Re: Burgess calling into Larry King - he was a guest a few times in studio, and one night I called up and got on. Burgess was my literary idol. (Still is.) Heart thumping as I hear Larry blow through the calls - then he says "Minneapolis, you're on." I start talking - only to realize that someone else is talking. The caller before me was also from Minneapolis. AND BURGESS STARTS ASKING HIM QUESTIONS ABOUT MINNEAPOLIS, since he'd done some work at the Guthrie. The caller couldn't answer anything. By the time they got to me Burgess was done with Minneapolis and wanted to move on. I asked my show-off question and got an answer - I had the right to an answer, after all - and bang, that was it.

The book is great. The movie is great. Two different things with their own approach. The novel distances the reader from the violence through language; the movie makes you complicit in the violence through its sympathetic portrayal, although Burgess gives Alex a cozening tone Kubrick simply amplified.

mockturtle said...

It would be a simplification to call The Godfather by Mario Puzo (1969) a novelization of the movie (1972), but it would also be wrong to think of it as a regular novel-into-movie story. It was commissioned, written and published with the intention of turning it into a movie. Not surprisingly, the movie is better than the book.

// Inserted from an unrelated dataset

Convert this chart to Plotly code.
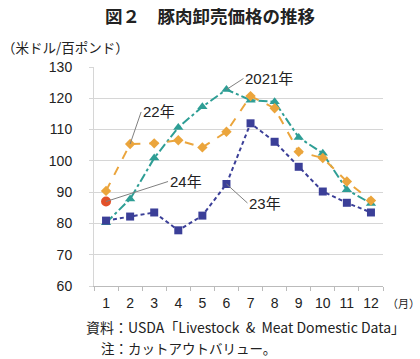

Not only better than the book but truly an American film classic.

Rich Rostrom said...

When the film "Heathers" was scripted, the writers wanted to included a lot of teen slang. But they realized that by the time the script was sold, the production organized, the film actually shot, then edited and formatted, and actually released to theaters, any current teen slang they had used would be out of date.

So they decided to invent a bunch of teen slang for use in the film. They figured that teen viewers would just think it was so new they hadn't heard it yet.